Si è chiacchierato a lungo anche di riforma del turismo, che la candidata del centrosinistra, Caterina Chinnici, aveva agganciato all’opportunità di accorpare i due assessorati competenti: Turismo e Beni culturali. Mentre l’ultima tentazione, che Musumeci ha soltanto sfiorato, è la riforma delle ex province, che superi la Legge Delrio e lo scoglio della Corte Costituzionale, e che consenta ai cittadini di esprimersi per ridare rappresentanza (e ossigeno) agli enti d’area vasta. Una proposta fatta propria da Totò Cuffaro, segretario regionale della Dc: “Adesso, d’intesa con il presidente della Regione Renato Schifani, lavoreremo ad una legge regionale che ripristini l’elezione di primo grado dei presidenti delle province e dei consiglieri, così come avveniva prima. Tornare a rinnovare questi organi vuol dire ridare dignità alle istituzioni e responsabilizzare una nuova classe dirigente, vicina ai territori, che sappia rilanciare l’azione amministrativa e di sviluppo”.

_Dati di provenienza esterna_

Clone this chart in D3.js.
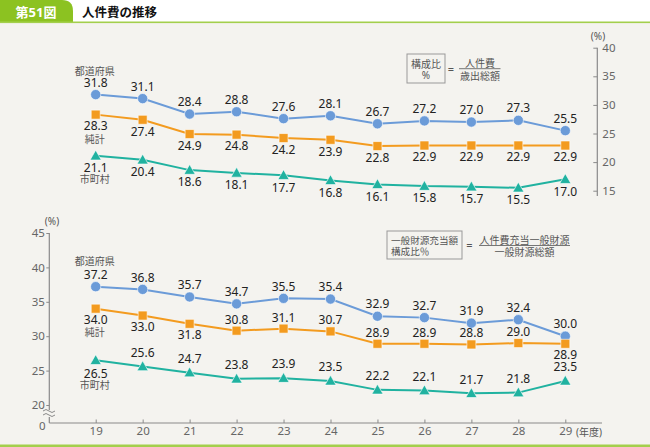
<!DOCTYPE html>
<html><head><meta charset="utf-8">
<script src="https://cdn.jsdelivr.net/npm/d3@7"></script>
<style>
body{margin:0;background:#f4f3ef;}
svg{display:block;}
text{font-family:"Noto Sans","Noto Sans CJK JP",sans-serif;}
</style></head><body>
<svg id="c" width="650" height="447"></svg>
<script>
const years = ["19","20","21","22","23","24","25","26","27","28","29"];
const topPref  = [31.8,31.1,28.4,28.8,27.6,28.1,26.7,27.2,27.0,27.3,25.5];
const topTotal = [28.3,27.4,24.9,24.8,24.2,23.9,22.8,22.9,22.9,22.9,22.9];
const topCity  = [21.1,20.4,18.6,18.1,17.7,16.8,16.1,15.8,15.7,15.5,17.0];
const botPref  = [37.2,36.8,35.7,34.7,35.5,35.4,32.9,32.7,31.9,32.4,30.0];
const botTotal = [34.0,33.0,31.8,30.8,31.1,30.7,28.9,28.9,28.8,29.0,28.9];
const botCity  = [26.5,25.6,24.7,23.8,23.9,23.5,22.2,22.1,21.7,21.8,23.5];
const topTicks = [15,20,25,30,35,40];
const botTicks = [20,25,30,35,40,45];
const seriesNames = ["都道府県","純計","市町村"];
const botTotalSide = ["b","b","b","a","a","a","a","a","a","a","b"];
const botCitySide  = ["b","a","a","a","a","a","a","a","a","a","a"];

const svg = d3.select("#c");
const C = {pref:"#6b9bd8", total:"#f39b1f", city:"#20b2a0"};
const green = "#8cc221";

// header
svg.append("rect").attr("x",0).attr("y",0).attr("width",650).attr("height",22).attr("fill","#fff");
svg.append("path").attr("d","M0,22 L0,0 L62,0 Q73,0 73,11 L73,22 Z").attr("fill",green);
svg.append("rect").attr("x",0).attr("y",21.5).attr("width",650).attr("height",1.6).attr("fill","#a3cf4c");
svg.append("text").attr("x",36).attr("y",12).attr("text-anchor","middle").attr("dominant-baseline","central")
  .attr("fill","#fff").attr("font-size",13).attr("font-weight","bold").text("第51図");
svg.append("text").attr("x",82).attr("y",12).attr("dominant-baseline","central")
  .attr("fill","#111").attr("font-size",12.5).attr("font-weight","bold").text("人件費の推移");
svg.append("rect").attr("x",0).attr("y",444.5).attr("width",650).attr("height",2.5).attr("fill","#a3cf4c");

const x = d3.scalePoint().domain(years).range([95.7,565.3]);
const yT = d3.scaleLinear().domain([15,40]).range([190.7,47.7]);
const yB = d3.scaleLinear().domain([20,45]).range([405,233]);

const axisCol = "#8a8a8a", tickTxt = "#666";

// top right axis
const gT = svg.append("g").attr("transform","translate(597.3,0)")
  .call(d3.axisRight(yT).tickValues(topTicks).tickSizeInner(-4).tickSizeOuter(0).tickPadding(5));
gT.select(".domain").remove();
gT.selectAll("line").attr("stroke",axisCol);
gT.selectAll("text").attr("fill",tickTxt).attr("font-size",11.5);
svg.append("line").attr("x1",597.3).attr("x2",597.3).attr("y1",yT(40)).attr("y2",196).attr("stroke",axisCol).attr("stroke-width",1.2);
svg.append("text").attr("x",598).attr("y",36).attr("text-anchor","middle").attr("dominant-baseline","central")
  .attr("fill","#555").attr("font-size",10).text("(%)");

// bottom left axis
const gB = svg.append("g").attr("transform","translate(49.3,0)")
  .call(d3.axisLeft(yB).tickValues(botTicks).tickSizeInner(3).tickSizeOuter(0).tickPadding(1.5));
gB.select(".domain").remove();
gB.selectAll("line").attr("stroke",axisCol);
gB.selectAll("text").attr("fill",tickTxt).attr("font-size",11.5);
svg.append("line").attr("x1",49.3).attr("x2",49.3).attr("y1",yB(45)).attr("y2",410).attr("stroke",axisCol).attr("stroke-width",1.2);
svg.append("line").attr("x1",49.3).attr("x2",49.3).attr("y1",417).attr("y2",423).attr("stroke",axisCol).attr("stroke-width",1.2);
[411,415].forEach(yy=>{
  svg.append("path").attr("d",`M43,${yy} q3,-3 6,0 t6,0`).attr("fill","none").attr("stroke",axisCol).attr("stroke-width",1);
});
svg.append("text").attr("x",45.5).attr("y",425).attr("text-anchor","end").attr("dominant-baseline","central")
  .attr("fill",tickTxt).attr("font-size",11.5).text("0");
svg.append("text").attr("x",52).attr("y",221).attr("text-anchor","middle").attr("dominant-baseline","central")
  .attr("fill","#555").attr("font-size",10).text("(%)");

// x axis
const gX = svg.append("g").attr("transform","translate(0,423)")
  .call(d3.axisBottom(x).tickSizeInner(-3.5).tickSizeOuter(0).tickPadding(3.5));
gX.select(".domain").remove();
gX.selectAll("line").attr("stroke",axisCol);
gX.selectAll("text").attr("fill",tickTxt).attr("font-size",11.5);
svg.append("line").attr("x1",49.3).attr("x2",602).attr("y1",423).attr("y2",423).attr("stroke",axisCol).attr("stroke-width",1.2);
svg.append("text").attr("x",589).attr("y",431.5).attr("text-anchor","middle").attr("dominant-baseline","central")
  .attr("fill","#555").attr("font-size",10).text("(年度)");

// formula boxes
const fcol = "#555";
function t(xx,yy,s,anchor,size){
  return svg.append("text").attr("x",xx).attr("y",yy).attr("text-anchor",anchor||"middle")
    .attr("dominant-baseline","central").attr("fill",fcol).attr("font-size",size||10).text(s);
}
svg.append("rect").attr("x",407).attr("y",54).attr("width",38).attr("height",29).attr("fill","none").attr("stroke","#999").attr("stroke-width",1);
t(426,63.5,"構成比"); t(426,75,"%");
t(451,68,"=","middle",11);
svg.append("line").attr("x1",459).attr("x2",500.5).attr("y1",68.7).attr("y2",68.7).attr("stroke",fcol).attr("stroke-width",0.8);
t(480,62.5,"人件費"); t(480,75.5,"歳出総額");

svg.append("rect").attr("x",387).attr("y",231).attr("width",75).attr("height",28).attr("fill","none").attr("stroke","#999").attr("stroke-width",1);
t(391,240,"一般財源充当額","start",9.6); t(391,251.5,"構成比％","start",9.6);
t(469.5,244,"=","middle",11);
svg.append("line").attr("x1",479).attr("x2",570).attr("y1",245.5).attr("y2",245.5).attr("stroke",fcol).attr("stroke-width",0.8);
t(524.5,239.5,"人件費充当一般財源"); t(524.5,252,"一般財源総額");

// series drawing
function drawSeries(vals, y, color, shape, sides, offA, offB, nameOff, name){
  const g = svg.append("g");
  g.append("path").datum(vals)
    .attr("d", d3.line().x((d,i)=>x(years[i])).y(d=>y(d)))
    .attr("fill","none").attr("stroke",color).attr("stroke-width",2);
  const sym = shape==="circle" ? d3.symbol(d3.symbolCircle, 82)
            : shape==="square" ? d3.symbol(d3.symbolSquare, 81)
            : null;
  vals.forEach((v,i)=>{
    const cx = x(years[i]), cy = y(v);
    if (shape==="triangle"){
      g.append("path").attr("d",`M${cx},${cy-5.6} L${cx+5.6},${cy+4.2} L${cx-5.6},${cy+4.2} Z`)
        .attr("fill",color).attr("stroke","#fff").attr("stroke-width",0.6);
    } else {
      g.append("path").attr("d",sym()).attr("transform",`translate(${cx},${cy})`)
        .attr("fill",color).attr("stroke","#fff").attr("stroke-width",0.6);
    }
    const side = sides[i];
    g.append("text").attr("x",cx).attr("y",cy + (side==="a"?offA:offB))
      .attr("text-anchor","middle").attr("dominant-baseline","central")
      .attr("fill","#222").attr("font-size",12).text(v.toFixed(1));
  });
  g.append("text").attr("x",x(years[0])-1).attr("y",y(vals[0])+nameOff)
    .attr("text-anchor","middle").attr("dominant-baseline","central")
    .attr("fill","#555").attr("font-size",10).text(name);
}
const allA = years.map(()=>"a"), allB = years.map(()=>"b");
drawSeries(topPref, yT, C.pref, "circle", allA, -12.5, 12, -24, seriesNames[0]);
drawSeries(topTotal, yT, C.total, "square", allB, -12, 11.3, 24, seriesNames[1]);
drawSeries(topCity, yT, C.city, "triangle", allB, -14, 11.8, 23.2, seriesNames[2]);
drawSeries(botPref, yB, C.pref, "circle", allA, -12.3, 12, -26, seriesNames[0]);
drawSeries(botTotal, yB, C.total, "square", botTotalSide, -11.5, 10.5, 23.5, seriesNames[1]);
drawSeries(botCity, yB, C.city, "triangle", botCitySide, -14.3, 13.5, 24.5, seriesNames[2]);
</script>
</body></html>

Per realizzare tutto questo ci vorrà tempo, ma anche la volontà politica. Entro quest’anno l’Ars riuscirà ad approvare a malapena la nuova proposta di esercizio provvisorio per consentire la spesa in dodicesimi nei primi mesi del ‘23. Terminato quell’iter bisognerà imbastire una legge di Bilancio e di Stabilità, sperando di riuscire ad approvarla entro il prossimo febbraio (ma non è escluso che la pratica si protragga ad aprile, come nel 2022). Chiudere troppo in là, significherebbe intrecciare il calendario con l’incombenza delle vacanze estive e con una serie di leggine che, da prerogative parlamentari, non possono mancare. Ecco che le riforme potrebbero slittare a dopo l’estate, specie se il lavoro nelle commissioni di merito non dovesse procedere spedito. Schifani potrebbe agevolarlo, evitando agli assessori un frenetico rimpallo fra i palazzi: ma questo sarebbe incompatibile con la sua giunta di “soli eletti”. Nessuno ha voglia di destabilizzare alcunché: ma la nebbia è sempre più fitta.